1. Field of the Invention
The present invention relates to a mass spectrometer and, more particularly, to a triple quadrupole mass spectrometer.
2. Description of Related Art
A quadrupole mass spectrometer is a mass spectrometer for passing only ions of desired mass-to-charge ratios by applying an RF voltage and a DC voltage to hyperbolic quadrupole rods. A triple quadrupole mass spectrometer consisting of two such quadrupole mass spectrometers connected together have been often used in structural analysis and quantitative analysis in recent years because the specificity and quantitativeness are improved compared with a single quadrupole mass spectrometer. In a triple quadrupole mass spectrometer, ions generated in an ion source pass through an ion guide and enter a first mass analyzer, where desired ions are selected by a quadrupole mass filter. The ions (precursor ions) selected by the first mass analyzer are guided to a collision cell, where the ions collide with gaseous molecules. Consequently, the ions are fragmented with some probability. The precursor ions and fragment ions (product ions) pass through the collision cell and only desired ions are selected by a quadrupole mass filter in a second mass analyzer and detected by a detector.

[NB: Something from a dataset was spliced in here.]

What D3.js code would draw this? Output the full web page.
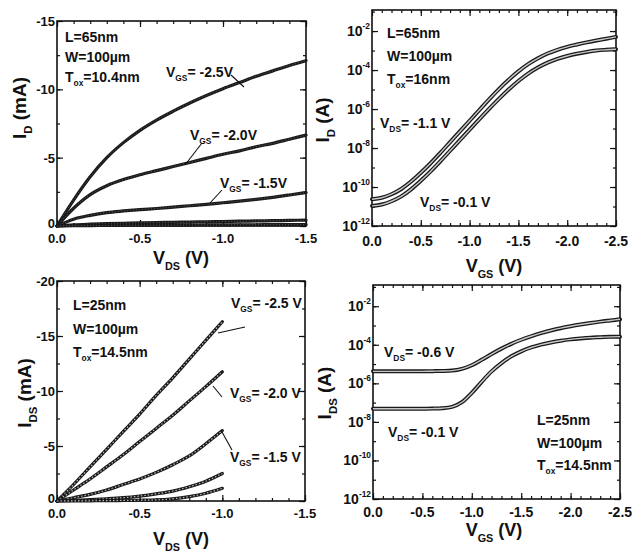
<!DOCTYPE html>
<html>
<head>
<meta charset="utf-8">
<script src="https://cdn.jsdelivr.net/npm/d3@7"></script>
<style>
  html, body { margin: 0; padding: 0; background: #fff; }
  svg { display: block; }
  text { font-family: "Liberation Sans", Arial, sans-serif; font-weight: bold; fill: #111; }
</style>
</head>
<body>
<svg width="634" height="555"></svg>
<script>
// ---------- data ----------
// (a) L=65nm output curves: VDS (V) vs ID (mA)
const vdsA = [0, -0.1, -0.2, -0.3, -0.4, -0.5, -0.6, -0.7, -0.8, -0.9, -1.0, -1.1, -1.2, -1.3, -1.4, -1.5];
const idA_vgs25 = [0, -1.9, -3.6, -5.0, -6.1, -7.0, -7.75, -8.4, -9.0, -9.55, -10.05, -10.5, -10.95, -11.35, -11.75, -12.1];
const idA_vgs20 = [0, -1.3, -2.3, -2.95, -3.4, -3.75, -4.05, -4.35, -4.65, -4.95, -5.25, -5.5, -5.8, -6.05, -6.35, -6.65];
const idA_vgs15 = [0, -0.5, -0.78, -0.98, -1.1, -1.2, -1.28, -1.38, -1.48, -1.58, -1.7, -1.82, -1.95, -2.1, -2.27, -2.45];
const idA_vgs10 = [0, -0.08, -0.13, -0.17, -0.2, -0.23, -0.25, -0.27, -0.29, -0.31, -0.33, -0.35, -0.37, -0.39, -0.41, -0.43];
const idA_vgs05 = [0, -0.02, -0.03, -0.04, -0.05, -0.06, -0.06, -0.07, -0.07, -0.08, -0.08, -0.09, -0.09, -0.1, -0.1, -0.1];

// (b) L=65nm transfer curves: VGS (V) vs log10 ID (A)
const vgsB = [0, -0.1, -0.2, -0.3, -0.4, -0.5, -0.6, -0.7, -0.8, -0.9, -1.0, -1.1, -1.2, -1.3,
              -1.4, -1.5, -1.6, -1.7, -1.8, -1.9, -2.0, -2.1, -2.2, -2.3, -2.4, -2.5];
const logIdB_vds11 = [-10.63, -10.55, -10.37, -10.1, -9.72, -9.27, -8.78, -8.25, -7.7, -7.15, -6.6, -6.05, -5.5,
                      -4.98, -4.5, -4.07, -3.7, -3.4, -3.15, -2.96, -2.81, -2.69, -2.58, -2.48, -2.39, -2.3];
const logIdB_vds01 = [-10.97, -10.9, -10.73, -10.48, -10.12, -9.68, -9.2, -8.68, -8.14, -7.6, -7.06, -6.52, -5.99,
                      -5.48, -5.0, -4.56, -4.18, -3.87, -3.62, -3.43, -3.28, -3.16, -3.07, -3.0, -2.96, -2.93];

// (c) L=25nm output curves: VDS (V) vs IDS (mA)
const vdsC = [0, -0.1, -0.2, -0.3, -0.4, -0.5, -0.6, -0.7, -0.8, -0.9, -1.0];
const idC_vgs25 = [0, -1.5, -3.1, -4.7, -6.3, -7.9, -9.6, -11.2, -12.9, -14.6, -16.3];
const idC_vgs20 = [0, -1.0, -2.0, -3.1, -4.2, -5.4, -6.6, -7.8, -9.1, -10.4, -11.75];
const idC_vgs15 = [0, -0.3, -0.6, -1.0, -1.5, -2.0, -2.6, -3.3, -4.1, -5.2, -6.4];
const idC_vgs10 = [0, -0.05, -0.12, -0.2, -0.3, -0.45, -0.65, -0.9, -1.3, -1.8, -2.5];
const idC_vgs05 = [0, -0.01, -0.02, -0.03, -0.05, -0.07, -0.1, -0.2, -0.4, -0.7, -1.15];

// (d) L=25nm transfer curves: VGS (V) vs log10 IDS (A)
const vgsD = vgsB;
const logIdD_vds06 = [-5.38, -5.38, -5.38, -5.38, -5.38, -5.38, -5.37, -5.36, -5.34, -5.25, -5.06, -4.78, -4.48,
                      -4.2, -3.95, -3.74, -3.56, -3.4, -3.26, -3.14, -3.04, -2.95, -2.87, -2.8, -2.74, -2.68];
const logIdD_vds01 = [-7.32, -7.32, -7.32, -7.32, -7.32, -7.32, -7.31, -7.29, -7.22, -6.98, -6.5, -5.92, -5.38,
                      -4.95, -4.6, -4.34, -4.14, -3.99, -3.88, -3.79, -3.72, -3.67, -3.63, -3.61, -3.59, -3.58];

// tick values
const xTicksOut = [0, -0.5, -1.0, -1.5];
const yTicksA = [0, -5, -10, -15];
const yTicksC = [0, -5, -10, -15, -20];
const xTicksTr = [0, -0.5, -1.0, -1.5, -2.0, -2.5];
const logTicks = [-12, -10, -8, -6, -4, -2];

const svg = d3.select("svg");

/********************************************************************/
// helpers
/********************************************************************/
// parts: [[text, kind]] with kind "sub" / "sup" / undefined
function richText(g, x, y, parts, size, anchor) {
  const t = g.append("text")
    .attr("x", x).attr("y", y)
    .attr("font-size", size)
    .attr("text-anchor", anchor || "start");
  let shift = 0;
  parts.forEach(([str, kind]) => {
    const target = kind === "sub" ? size * 0.32 : kind === "sup" ? -size * 0.5 : 0;
    t.append("tspan")
      .attr("dy", target - shift)
      .attr("font-size", kind ? size * 0.6 : size)
      .text(str);
    shift = target;
  });
  return t;
}

function range(a, b, step) {
  const out = [];
  const n = Math.round((b - a) / step);
  for (let i = 0; i <= n; i++) out.push(+(a + i * step).toFixed(4));
  return out;
}

// plain hyphen minus, as in the original figure
function fmt1(d) {
  return d === 0 ? "0.0" : d.toFixed(1);
}

function drawPanel(p) {
  const g = svg.append("g");
  const x = d3.scaleLinear().domain(p.xDomain).range([p.left, p.right]);
  const y = (p.log ? d3.scaleLog() : d3.scaleLinear()).domain(p.yDomain).range([p.bottom, p.top]);

  // ticks on all four sides, pointing inwards
  const mk = (axisFn, scale, vals, size) => axisFn(scale).tickValues(vals).tickSize(size).tickFormat("");
  const addAxis = (axis, tx, ty) => {
    const a = g.append("g").attr("transform", `translate(${tx},${ty})`).call(axis);
    a.select(".domain").remove();
    a.selectAll(".tick line").attr("stroke", "#111").attr("stroke-width", 1.2);
    return a;
  };
  addAxis(mk(d3.axisBottom, x, p.xMinor, -3), 0, p.bottom);
  addAxis(mk(d3.axisTop, x, p.xMinor, -3), 0, p.top);
  addAxis(mk(d3.axisLeft, y, p.yMinor, -3), p.left, 0);
  addAxis(mk(d3.axisRight, y, p.yMinor, -3), p.right, 0);
  addAxis(mk(d3.axisBottom, x, p.xTicks, -6), 0, p.bottom);
  addAxis(mk(d3.axisTop, x, p.xTicks, -6), 0, p.top);
  addAxis(mk(d3.axisLeft, y, p.yTicks, -6), p.left, 0);
  addAxis(mk(d3.axisRight, y, p.yTicks, -6), p.right, 0);

  // frame
  g.append("rect")
    .attr("x", p.left).attr("y", p.top)
    .attr("width", p.right - p.left).attr("height", p.bottom - p.top)
    .attr("fill", "none").attr("stroke", "#111").attr("stroke-width", 1.6);

  // x tick labels
  p.xTicks.forEach(v => {
    g.append("text")
      .attr("x", x(v)).attr("y", p.bottom + p.xLabelDy)
      .attr("text-anchor", "middle")
      .attr("font-size", p.tickSize)
      .text(fmt1(v));
  });
  // y tick labels
  p.yTicks.forEach(v => {
    if (p.log) {
      const e = Math.round(Math.log10(v));
      richText(g, p.left - 2, y(v) + 5, [["10"], [String(e), "sup"]], p.tickSize, "end");
    } else {
      g.append("text")
        .attr("x", p.left - 2).attr("y", y(v) + (v === 0 ? 2 : 5))
        .attr("text-anchor", "end")
        .attr("font-size", p.tickSize)
        .text(String(v));
    }
  });

  // axis titles
  richText(g, p.xTitle.x, p.xTitle.y, p.xTitle.parts, 18, "middle");
  const yt = g.append("g").attr("transform", `translate(${p.yTitle.x},${p.yTitle.y}) rotate(-90)`);
  richText(yt, 0, 0, p.yTitle.parts, 19, "middle");

  // curves
  const line = d3.line()
    .x(d => x(d[0]))
    .y(d => y(d[1]))
    .curve(d3.curveMonotoneX);
  p.series.forEach(s => {
    const pts = s.xs.map((v, i) => [v, p.log ? Math.pow(10, s.ys[i]) : s.ys[i]]);
    g.append("path").attr("d", line(pts))
      .attr("fill", "none").attr("stroke", "#1a1a1a")
      .attr("stroke-width", p.lineW).attr("stroke-linejoin", "round").attr("stroke-linecap", "round");
    g.append("path").attr("d", line(pts))
      .attr("fill", "none").attr("stroke", p.innerColor)
      .attr("stroke-width", p.innerW)
      .attr("stroke-dasharray", p.innerDash || null);
  });

  // notes and curve labels
  p.notes.forEach(n => richText(g, n.x, n.y, n.parts, n.size || 14, n.anchor));
  (p.leaders || []).forEach(l => {
    g.append("line")
      .attr("x1", l[0]).attr("y1", l[1]).attr("x2", l[2]).attr("y2", l[3])
      .attr("stroke", "#111").attr("stroke-width", 1.1);
  });
}

const devNotes = (x, y, L, tox, gap) => [
  { x: x, y: y, parts: [["L=" + L]] },
  { x: x, y: y + gap, parts: [["W=100\u00b5m"]] },
  { x: x, y: y + 2 * gap, parts: [["T"], ["ox", "sub"], ["=" + tox]] }
];

const vgsLabel = (x, y, v) => ({ x: x, y: y, parts: [["V"], ["GS", "sub"], ["= " + v]] });
const vdsLabel = (x, y, v) => ({ x: x, y: y, parts: [["V"], ["DS", "sub"], ["= " + v]] });

// (a)
drawPanel({
  left: 57, right: 306, top: 21, bottom: 226,
  xDomain: [0, -1.5], yDomain: [0, -15], log: false,
  xTicks: xTicksOut, xMinor: range(0, -1.5, -0.1),
  yTicks: yTicksA, yMinor: range(0, -15, -2.5),
  tickSize: 13, xLabelDy: 17,
  xTitle: { x: 181, y: 264, parts: [["V"], ["DS", "sub"], [" (V)"]] },
  yTitle: { x: 26, y: 108, parts: [["I"], ["D", "sub"], [" (mA)"]] },
  lineW: 3.2, innerColor: "#666", innerW: 0.8, innerDash: "1,2",
  series: [
    { xs: vdsA, ys: idA_vgs25 }, { xs: vdsA, ys: idA_vgs20 }, { xs: vdsA, ys: idA_vgs15 },
    { xs: vdsA, ys: idA_vgs10 }, { xs: vdsA, ys: idA_vgs05 }
  ],
  notes: devNotes(65, 42, "65nm", "10.4nm", 20).concat([
    vgsLabel(166, 77, "-2.5V"), vgsLabel(190, 140, "-2.0V"), vgsLabel(220, 188, "-1.5V")
  ]),
  leaders: [[231, 75, 244, 87], [202, 143, 185, 165], [222, 190, 210, 203]]
});

// (b)
drawPanel({
  left: 372, right: 616, top: 10, bottom: 226,
  xDomain: [0, -2.5], yDomain: [1e-12, Math.pow(10, -0.92)], log: true,
  xTicks: xTicksTr, xMinor: range(0, -2.5, -0.1),
  yTicks: logTicks.map(e => Math.pow(10, e)), yMinor: range(-12, -1, 1).map(e => Math.pow(10, e)),
  tickSize: 14, xLabelDy: 20,
  xTitle: { x: 494, y: 272, parts: [["V"], ["GS", "sub"], [" (V)"]] },
  yTitle: { x: 329, y: 120, parts: [["I"], ["D", "sub"], [" (A)"]] },
  lineW: 4, innerColor: "#c8c8c8", innerW: 1.4,
  series: [{ xs: vgsB, ys: logIdB_vds11 }, { xs: vgsB, ys: logIdB_vds01 }],
  notes: devNotes(387, 38, "65nm", "16nm", 23).concat([
    vdsLabel(380, 128, "-1.1 V"), vdsLabel(420, 207, "-0.1 V")
  ])
});

// (c)
drawPanel({
  left: 57, right: 305, top: 281, bottom: 501,
  xDomain: [0, -1.5], yDomain: [0, -20], log: false,
  xTicks: xTicksOut, xMinor: range(0, -1.5, -0.1),
  yTicks: yTicksC, yMinor: range(0, -20, -2.5),
  tickSize: 13, xLabelDy: 17,
  xTitle: { x: 181, y: 545, parts: [["V"], ["DS", "sub"], [" (V)"]] },
  yTitle: { x: 31, y: 393, parts: [["I"], ["DS", "sub"], [" (mA)"]] },
  lineW: 3.2, innerColor: "#bbb", innerW: 1.2, innerDash: "1.5,2",
  series: [
    { xs: vdsC, ys: idC_vgs25 }, { xs: vdsC, ys: idC_vgs20 }, { xs: vdsC, ys: idC_vgs15 },
    { xs: vdsC, ys: idC_vgs10 }, { xs: vdsC, ys: idC_vgs05 }
  ],
  notes: devNotes(73, 310, "25nm", "14.5nm", 23.5).concat([
    vgsLabel(231, 308, "-2.5 V"), vgsLabel(230, 398, "-2.0 V"), vgsLabel(230, 462, "-1.5 V")
  ]),
  leaders: [[245, 327, 218, 333], [213, 386, 222, 397], [222, 432, 232, 450]]
});

// (d)
drawPanel({
  left: 373, right: 620, top: 285, bottom: 499,
  xDomain: [0, -2.5], yDomain: [1e-12, Math.pow(10, -0.9)], log: true,
  xTicks: xTicksTr, xMinor: range(0, -2.5, -0.1),
  yTicks: logTicks.map(e => Math.pow(10, e)), yMinor: range(-12, -1, 1).map(e => Math.pow(10, e)),
  tickSize: 14, xLabelDy: 18,
  xTitle: { x: 494, y: 536, parts: [["V"], ["GS", "sub"], [" (V)"]] },
  yTitle: { x: 331, y: 393, parts: [["I"], ["DS", "sub"], [" (A)"]] },
  lineW: 4, innerColor: "#c8c8c8", innerW: 1.4,
  series: [{ xs: vgsD, ys: logIdD_vds06 }, { xs: vgsD, ys: logIdD_vds01 }],
  notes: devNotes(537, 425, "25nm", "14.5nm", 22.5).concat([
    vdsLabel(384, 357, "-0.6 V"), vdsLabel(388, 437, "-0.1 V")
  ])
});
</script>
</body>
</html>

Usually, in a triple quadrupole mass spectrometer, during the process of transporting ions from the ion source to the detector, an ion storing step is not performed. However, in the technique disclosed in “Ion-Trapping Technique for Ion/Molecule Reaction Studies in the Center Quadrupole of a Triple Quadrupole Mass Spectrometer”, G. G. Dolnikowski, M. J. Kristo, C. G. Enke and J. T. Watson, International Journal of Mass Spectrometry and Ion Processes 82 (1988) 1-15., high sensitivity is realized by storing ions in a collision cell, then ejecting the ions to create pulsed ions, and recording the maximum intensity of the pulsed ions. JP-A-2010-127714 describes a method of accomplishing high sensitivity in a triple quadrupole mass spectrometer by ejecting ions stored either in a collision cell or in an ion guide placed ahead of the first mass analyzer to create pulsed ions and recording the areal intensity.
It is pointed out that the triple quadrupole mass spectrometer where ions are pulsed by performing an ion-storing operation in this way can provide improved sensitivity. However, there is the problem that producing pulsed ions complicates the setting of timings at which various portions of the instrument operate. For example, where pulsed ions are produced by storing and ejecting ions by an ion guide located upstream of the first mass analyzer, the ions selected by the first and second mass analyzers must be changed during the interval between the instants at which two successive pulsed ions pass through the mass analyzers. The timing at which ions selected by a mass analyzer is changed can be given by some delay time introduced after the ejection of the previous pulsed ion. However, the flight velocity of a pulsed ion usually depends on the mass-to-charge ratio and so the delay time must be varied according to the mass-to-charge ratio in order to prevent the analysis velocity from decreasing. Consequently, the timing control is more complicated.